Rodgers seemed set to take a huge step forward in his career by playing a superb second half to spearhead the comeback from a 21-10 halftime deficit, and the Packers got unexpected lifts from second-string running back Brandon Jackson (with Ryan Grant sidelined by a thumb injury) and a run defense that stiffened after allowing 101 yards in the first half.
Jackson's 32-yard run on the first play of the second half – a toss to the left that he cut back all the way to the right – set up a field goal that cut the deficit to 21-13.
A great punt by the Panthers' Jason Baker pinned the Packers at their 5-yard line, but Rodgers hit Donald Driver for 46 yards up the right sideline, scrambled for 16 yards, then completed 5-of-6 passes – including a 5-yard touchdown pass to Donald Lee to cut the margin to 21-19. Coach Mike McCarthy went for the two-point conversion – a gamble with more than 20 minutes remaining in the game – but Rodgers hit Jennings to tie the score at 21.
The Packers' defense responded with a three-and-out, and Rodgers followed his eight-play, 95-yard touchdown drive with a nine-play, 76-yard excursion for the go-ahead touchdown. Rodgers hit 5-of-6 passes, including 23 yards to Jordy Nelson on third-and-15 and a pretty 21-yard touchdown strike to Jennings to give the Packers a 28-21 lead a minute into the fourth quarter.

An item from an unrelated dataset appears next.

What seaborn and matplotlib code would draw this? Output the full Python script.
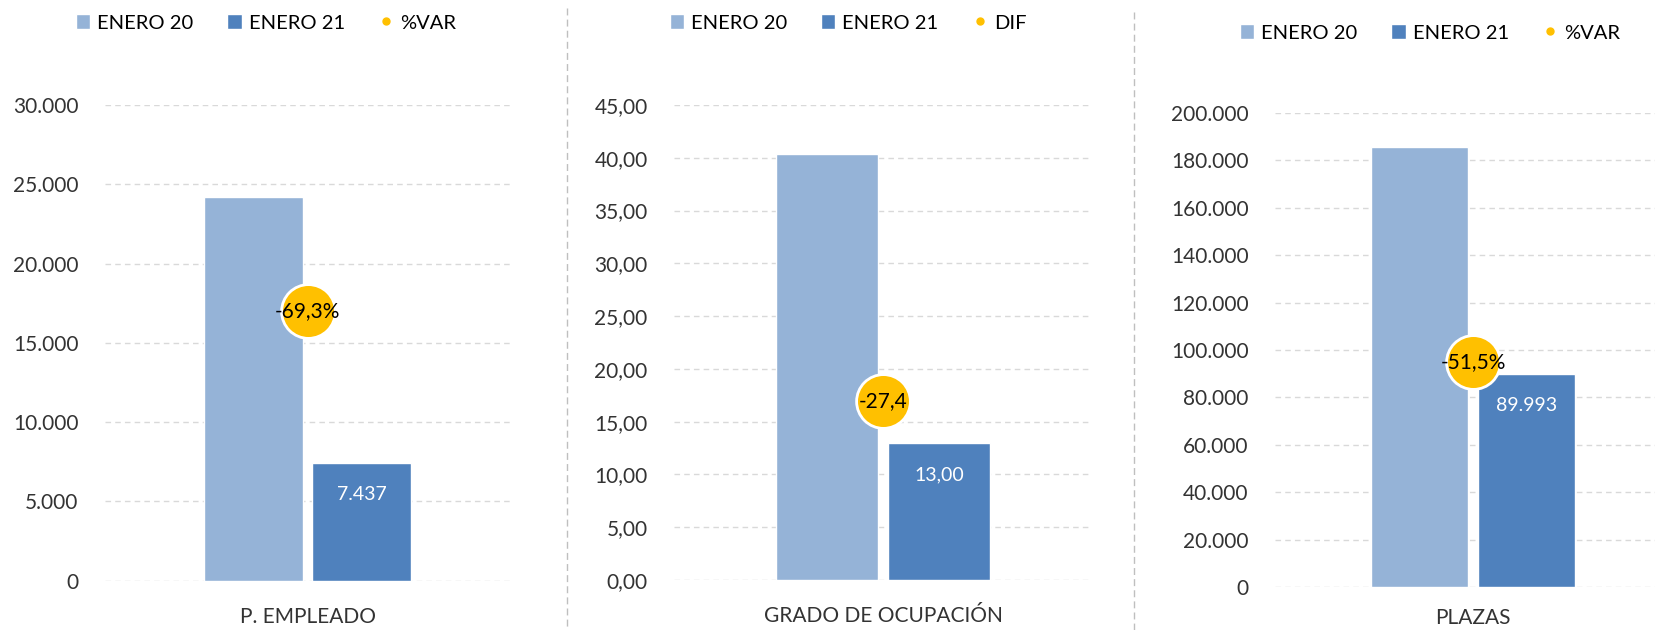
import numpy as np
import pandas as pd
import matplotlib.pyplot as plt
import seaborn as sns
from matplotlib.patches import Patch
from matplotlib.lines import Line2D
from matplotlib.ticker import FuncFormatter, MultipleLocator

sns.set_theme(style="white")
plt.rcParams['font.family'] = ['Lato', 'DejaVu Sans']

# Data
categories = ['P. EMPLEADO', 'GRADO DE OCUPACIÓN', 'PLAZAS']
series = ['ENERO 20', 'ENERO 21']
enero_20 = [24225, 40.40, 185553]
enero_21 = [7437, 13.00, 89993]
variacion = [-69.3, -27.4, -51.5]
var_labels = ['-69,3%', '-27,4', '-51,5%']
var_names = ['%VAR', 'DIF', '%VAR']
bar_labels = ['7.437', '13,00', '89.993']
y_max = [30000, 45, 200000]
y_step = [5000, 5, 20000]
decimals = [0, 2, 0]

# colours
c20 = '#95B3D7'
c21 = '#4F81BD'
c_var = '#FFC000'

# layout (figure fractions)
W, H = 1655, 630
positions = [
    [105 / W, (H - 580.8) / H, 405 / W, 475.8 / H],
    [674 / W, (H - 580) / H, 418 / W, 475 / H],
    [1275 / W, (H - 587) / H, 396 / W, 474 / H],
]
var_lims = [(-160, 0), (-44, 0), (-98, 0)]
legend_pos = [(266 / W, 1 - 23 / H), (848 / W, 1 - 23 / H), (1430 / W, 1 - 33 / H)]
xlabel_pad = [19, 19, 15]


def fmt_es(dec):
    def f(v, pos):
        s = f"{v:,.{dec}f}"
        return s.replace(',', 'X').replace('.', ',').replace('X', '.')
    return f


fig = plt.figure(figsize=(W / 100, H / 100), dpi=100)

for i in range(3):
    ax = fig.add_axes(positions[i])
    df = pd.DataFrame({'cat': [categories[i]] * 2,
                       'serie': series,
                       'valor': [enero_20[i], enero_21[i]]})
    sns.barplot(data=df, x='cat', y='valor', hue='serie',
                palette=[c20, c21], width=0.537, gap=0.09,
                saturation=1, legend=False, ax=ax)
    ax.set_xlim(-0.5, 0.5)
    ax.set_ylim(0, y_max[i])
    ax.yaxis.set_major_locator(MultipleLocator(y_step[i]))
    ax.yaxis.set_major_formatter(FuncFormatter(fmt_es(decimals[i])))
    ax.grid(axis='y', color='#D9D9D9', linestyle=(0, (4, 3)), linewidth=1)
    ax.grid(axis='x', visible=False)
    ax.set_axisbelow(True)
    for sp in ax.spines.values():
        sp.set_visible(False)
    ax.tick_params(axis='y', length=0, labelsize=15, colors='#333333', pad=19)
    ax.tick_params(axis='x', length=0, labelsize=15, colors='#333333',
                   pad=xlabel_pad[i])
    ax.set_xlabel('')
    ax.set_ylabel('')

    # value label inside the ENERO 21 bar
    bar = ax.containers[1][0]
    ax.annotate(bar_labels[i],
                xy=(bar.get_x() + bar.get_width() / 2, bar.get_height()),
                xytext=(0, -23), textcoords='offset points',
                ha='center', va='center', color='white', fontsize=14)

    # variation marker on a secondary axis
    ax2 = ax.twinx()
    ax2.scatter([0], [variacion[i]], s=1500, color=c_var,
                edgecolor='white', linewidth=2, zorder=3)
    ax2.text(0, variacion[i], var_labels[i], ha='center', va='center',
             fontsize=15, color='black', zorder=4)
    ax2.set_ylim(*var_lims[i])
    ax2.axis('off')

    handles = [Patch(facecolor=c20), Patch(facecolor=c21),
               Line2D([], [], marker='o', ls='', color=c_var, markersize=5)]
    fig.legend(handles, series + [var_names[i]], loc='center',
               bbox_to_anchor=legend_pos[i], ncol=3, frameon=False,
               fontsize=14.5, labelcolor='black', handlelength=0.7,
               handleheight=0.7, handletextpad=0.35, columnspacing=1.7)

# dashed separators between panels
for x, top in [(567, 8), (1134, 12)]:
    fig.add_artist(Line2D([x / W, x / W], [1 - top / H, 0],
                          transform=fig.transFigure, color='#BFBFBF',
                          linestyle=(0, (5, 3)), linewidth=1))

fig.savefig('out.png', dpi=100)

Green Bay's special teams, however, allowed Mark Jones' second big runback of the game, and it set up the tying touchdown. Delhomme hit Steve Smith on a deep post for 36 yards to the 1, and DeAngelo Williams' third rushing touchdown tied the game at 28 with 11:10 remaining in the game.

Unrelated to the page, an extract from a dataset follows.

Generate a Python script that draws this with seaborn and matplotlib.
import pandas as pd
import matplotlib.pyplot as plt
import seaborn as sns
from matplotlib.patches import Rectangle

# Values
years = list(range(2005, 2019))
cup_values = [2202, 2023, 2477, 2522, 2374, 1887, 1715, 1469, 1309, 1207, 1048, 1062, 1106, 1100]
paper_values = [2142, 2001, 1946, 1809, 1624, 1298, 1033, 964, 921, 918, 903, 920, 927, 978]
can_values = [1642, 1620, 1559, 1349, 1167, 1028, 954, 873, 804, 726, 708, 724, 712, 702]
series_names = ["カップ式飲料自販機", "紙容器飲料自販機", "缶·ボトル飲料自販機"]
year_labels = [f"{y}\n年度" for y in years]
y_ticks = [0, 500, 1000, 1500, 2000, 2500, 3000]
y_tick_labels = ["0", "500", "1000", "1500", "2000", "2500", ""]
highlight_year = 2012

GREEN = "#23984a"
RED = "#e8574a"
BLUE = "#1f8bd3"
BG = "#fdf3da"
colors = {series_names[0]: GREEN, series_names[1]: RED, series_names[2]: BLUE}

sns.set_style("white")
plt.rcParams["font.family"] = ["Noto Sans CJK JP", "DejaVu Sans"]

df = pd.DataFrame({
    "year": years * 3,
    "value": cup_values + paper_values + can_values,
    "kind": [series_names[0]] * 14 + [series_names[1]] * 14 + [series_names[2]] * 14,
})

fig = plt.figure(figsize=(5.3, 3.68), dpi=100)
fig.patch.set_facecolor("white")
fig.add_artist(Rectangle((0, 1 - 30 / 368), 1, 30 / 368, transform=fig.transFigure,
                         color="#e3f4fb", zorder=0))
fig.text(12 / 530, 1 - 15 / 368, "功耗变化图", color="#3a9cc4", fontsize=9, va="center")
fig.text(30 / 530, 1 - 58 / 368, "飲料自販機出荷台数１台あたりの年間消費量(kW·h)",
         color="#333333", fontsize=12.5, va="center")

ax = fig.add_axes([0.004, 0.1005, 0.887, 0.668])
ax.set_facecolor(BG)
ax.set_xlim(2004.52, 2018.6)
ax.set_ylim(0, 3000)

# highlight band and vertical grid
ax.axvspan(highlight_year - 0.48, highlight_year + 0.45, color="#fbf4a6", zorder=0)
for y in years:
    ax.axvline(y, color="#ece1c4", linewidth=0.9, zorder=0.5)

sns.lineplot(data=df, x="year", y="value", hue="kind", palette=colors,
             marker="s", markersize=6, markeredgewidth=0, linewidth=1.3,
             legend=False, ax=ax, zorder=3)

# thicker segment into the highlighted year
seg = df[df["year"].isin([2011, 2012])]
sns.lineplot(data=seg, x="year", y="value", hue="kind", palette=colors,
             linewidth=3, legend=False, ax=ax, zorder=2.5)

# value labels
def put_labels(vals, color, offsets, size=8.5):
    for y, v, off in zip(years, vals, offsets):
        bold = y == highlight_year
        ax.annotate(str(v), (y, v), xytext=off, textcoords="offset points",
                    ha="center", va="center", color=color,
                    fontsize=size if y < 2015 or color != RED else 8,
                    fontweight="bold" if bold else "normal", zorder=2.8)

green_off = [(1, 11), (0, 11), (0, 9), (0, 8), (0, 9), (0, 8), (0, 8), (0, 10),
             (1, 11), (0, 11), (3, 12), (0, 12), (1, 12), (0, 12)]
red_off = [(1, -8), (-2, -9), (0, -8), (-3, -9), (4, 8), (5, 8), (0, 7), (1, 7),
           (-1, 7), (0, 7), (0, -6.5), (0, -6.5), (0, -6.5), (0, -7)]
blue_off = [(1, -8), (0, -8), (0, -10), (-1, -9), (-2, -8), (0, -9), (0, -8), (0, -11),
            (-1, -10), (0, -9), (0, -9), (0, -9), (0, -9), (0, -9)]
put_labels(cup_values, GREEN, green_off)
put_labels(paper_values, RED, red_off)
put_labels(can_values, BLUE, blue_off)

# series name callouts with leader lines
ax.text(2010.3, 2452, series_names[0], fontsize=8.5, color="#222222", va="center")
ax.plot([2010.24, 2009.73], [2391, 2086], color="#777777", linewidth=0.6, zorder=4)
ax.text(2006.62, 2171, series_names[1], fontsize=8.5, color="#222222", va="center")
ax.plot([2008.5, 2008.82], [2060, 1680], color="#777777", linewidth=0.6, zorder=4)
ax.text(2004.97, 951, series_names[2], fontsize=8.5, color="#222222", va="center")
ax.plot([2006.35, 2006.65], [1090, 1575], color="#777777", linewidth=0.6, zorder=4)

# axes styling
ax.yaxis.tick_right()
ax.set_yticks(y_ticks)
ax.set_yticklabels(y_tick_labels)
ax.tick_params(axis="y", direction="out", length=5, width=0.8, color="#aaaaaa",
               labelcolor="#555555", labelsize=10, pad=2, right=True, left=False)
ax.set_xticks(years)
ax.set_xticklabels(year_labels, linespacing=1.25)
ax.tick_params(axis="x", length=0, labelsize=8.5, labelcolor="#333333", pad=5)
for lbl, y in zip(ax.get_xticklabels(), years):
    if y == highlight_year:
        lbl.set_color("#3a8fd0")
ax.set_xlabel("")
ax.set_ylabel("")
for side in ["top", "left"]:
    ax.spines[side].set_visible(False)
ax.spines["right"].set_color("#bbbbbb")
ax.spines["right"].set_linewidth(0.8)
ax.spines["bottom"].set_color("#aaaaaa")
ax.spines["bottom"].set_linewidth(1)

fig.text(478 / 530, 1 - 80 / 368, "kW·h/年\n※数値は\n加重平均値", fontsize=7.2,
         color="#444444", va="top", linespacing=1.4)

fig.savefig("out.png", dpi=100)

With the season on the line, McCarthy elected to ride Rodgers' hot hand. They went with their Big Five formation or four receivers and one tight end on four consecutive plays to get to midfield. After a determined Jackson picked up 9 yards on two carries, Rodgers hit Jermichael Finley for 35 of the necessary 36 inches. On fourth-and-that-last-inch, Rodgers snuck for the first down to the Panthers' 39.

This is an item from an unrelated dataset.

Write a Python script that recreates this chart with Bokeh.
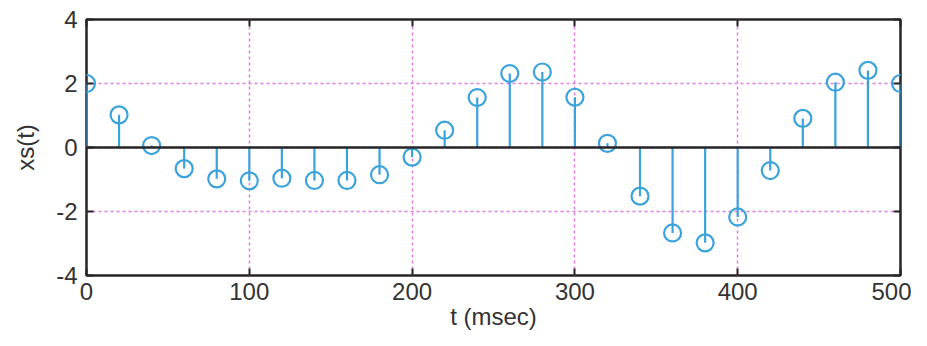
from bokeh.plotting import figure
from bokeh.models import Range1d, LinearAxis, Span, FixedTicker, ColumnDataSource
from bokeh.embed import file_html
from bokeh.resources import INLINE

t = [0, 20, 40, 60, 80, 100, 120, 140, 160, 180, 200, 220, 240,
     260, 280, 300, 320, 340, 360, 380, 400, 420, 440, 460, 480, 500]
xs = [2.0, 1.02, 0.06, -0.66, -0.98, -1.04, -0.96, -1.03, -1.03, -0.85, -0.30, 0.54, 1.56,
      2.31, 2.36, 1.57, 0.13, -1.52, -2.67, -2.98, -2.17, -0.72, 0.91, 2.04, 2.41, 2.0]
zeros = [0.0] * len(t)
x_ticks = [0, 100, 200, 300, 400, 500]
y_ticks = [-4, -2, 0, 2, 4]
y_tick_labels = {-4: "-4", -2: "-2", 0: "0", 2: "2", 4: "4"}

FONT = "Liberation Sans"
STEM = "#3ba3dc"
GRID = "#e07ee0"
FRAME = "#262626"

src = ColumnDataSource(dict(t=t, xs=xs, z=zeros))

p = figure(width=911, height=338, output_backend="svg", toolbar_location=None,
           x_range=Range1d(0, 500), y_range=Range1d(-4, 4),
           min_border_left=86, min_border_right=11, min_border_top=19, min_border_bottom=63)

p.background_fill_color = "white"
p.border_fill_color = "white"
p.outline_line_color = FRAME
p.outline_line_width = 2.5

# grids
p.xgrid.ticker = FixedTicker(ticks=x_ticks)
p.ygrid.ticker = FixedTicker(ticks=y_ticks)
for g in (p.xgrid, p.ygrid):
    g.grid_line_color = GRID
    g.grid_line_dash = "3 3"
    g.grid_line_width = 1.5

# axes
for ax, tk in ((p.xaxis[0], x_ticks), (p.yaxis[0], y_ticks)):
    ax.ticker = FixedTicker(ticks=tk)
    ax.axis_line_color = None
    ax.major_tick_in = 7
    ax.major_tick_out = 0
    ax.major_tick_line_color = FRAME
    ax.major_tick_line_width = 2
    ax.minor_tick_line_color = None
    ax.major_label_text_font = FONT
    ax.major_label_text_font_size = "24px"
    ax.major_label_text_color = "#333333"
    ax.axis_label_text_font = FONT
    ax.axis_label_text_font_size = "24px"
    ax.axis_label_text_font_style = "normal"
    ax.axis_label_text_color = "#333333"

p.yaxis[0].major_label_overrides = y_tick_labels
p.xaxis[0].axis_label = "t (msec)"
p.xaxis[0].major_label_standoff = 7
p.xaxis[0].axis_label_standoff = 0
p.yaxis[0].axis_label = "xs(t)"
p.yaxis[0].major_label_standoff = 9
p.yaxis[0].axis_label_standoff = 14

# mirrored tick-only axes (top/right)
for loc, tk in (("above", x_ticks), ("right", y_ticks)):
    a = LinearAxis(ticker=FixedTicker(ticks=tk))
    a.axis_line_color = None
    a.major_tick_in = 7
    a.major_tick_out = 0
    a.major_tick_line_color = FRAME
    a.major_tick_line_width = 2
    a.minor_tick_line_color = None
    a.major_label_text_font_size = "8px"
    a.major_label_overrides = {v: "" for v in tk}
    a.major_label_standoff = 0
    p.add_layout(a, loc)

# zero line
p.add_layout(Span(location=0, dimension="width", line_color=FRAME, line_width=2.5))

# stems
p.segment(x0="t", y0="z", x1="t", y1="xs", source=src, line_color=STEM, line_width=2.2)
p.scatter(x="t", y="xs", source=src, marker="circle", size=17,
          fill_color=None, line_color=STEM, line_width=2.2)

open("out.html", "w").write(file_html(p, INLINE))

On first down, Rodgers hit Jennings on a deep in for 17 yards, then Driver for 13 yards to set up first-and-goal at the 9. After a delay of game, Rodgers scrambled and was flattened by Julius Peppers while two steps out of bounds, giving the Packers a first-and-goal from the 7.
McCarthy, however, did not give Rodgers a chance to put the Packers in the end zone. On first down, Jackson followed fullback John Kuhn for 6 yards to the 1. Jackson lost a foot on second down, and on third-and-goal, Kuhn was stuffed. On the first play after the 2-minute warning, Mason Crosby booted a 19-yard field goal to give the Packers a 31-28 lead.
A diplomatic Rodgers said he would have liked a chance to make play on second or third down but said he was confident either of those two runs would be successful.
"We've got to punch the ball into the end zone every time, especially in a game like this," McCarthy said.
In a season in which the Packers too often have failed to make the big play at crunch time, the Panthers responded with two monster plays. Jones again gave the Panthers prime field position, this time with a 45-yard return from his goal line. Delhomme, under pressure, unbelievably hit Smith for 54 yards through the start of a snowstorm to the Packers' 1. Charles Woodson, playing safety with Atari Bigby and Aaron Rouse injured, seemed to be in position for the interception but the Pro Bowler Smith made a brilliant leaping catch. Williams' fourth touchdown run gave Carolina a 35-31 lead with 1:30 to go.
"We had coverage there, and that happens. He's a big-time player and he made big plays," McCarthy said of Smith.
"I would take myself 100 percent of the time," Woodson said, "especially with the ball in the air, being able to go get the ball, and I didn't make it happen.
Starting from their 17 with 1:24 remaining, a scrambling Rodgers – who up to that point was 17-of-22 for 210 yards and two touchdowns in the second half – was intercepted by Jon Beason on a deep pass to Driver on second down. Rodgers said he thought he threw a good ball but didn't put enough on it into the wind. Another foot, and the ball gets over Beason and Driver makes the catch inside the Panthers' 35.
The Packers trailed 14-3 in the second quarter, then blew a chance to trail 14-13 or even lead 17-14 at halftime – with the ball to start the second half. After Jackson's impressive 24-yard run set up a Rodgers-to-Driver touchdown to cut it to 14-10 with 3:15 left in the half, the Packers' defense forced a three-and-out punt that burned merely 37 seconds off the block.
But on first down from the Packers' 36-yard line, center Scott Wells – apparently playing with a concussion – air-mailed a snap over Rodgers' head, and the Panthers recovered at the Green Bay 17. It was a disastrous turn of events, with the Panthers capitalizing on a way-too-easy 1-yard touchdown run by Williams to make it 21-10 with 34 seconds left in the half.
Barring complete meltdowns by the Vikings and Bears, the Packers will have to win their final four games and get some help to keep their season alive. That starts with a home game on Sunday against Houston.
"We need to win a game," McCarthy said.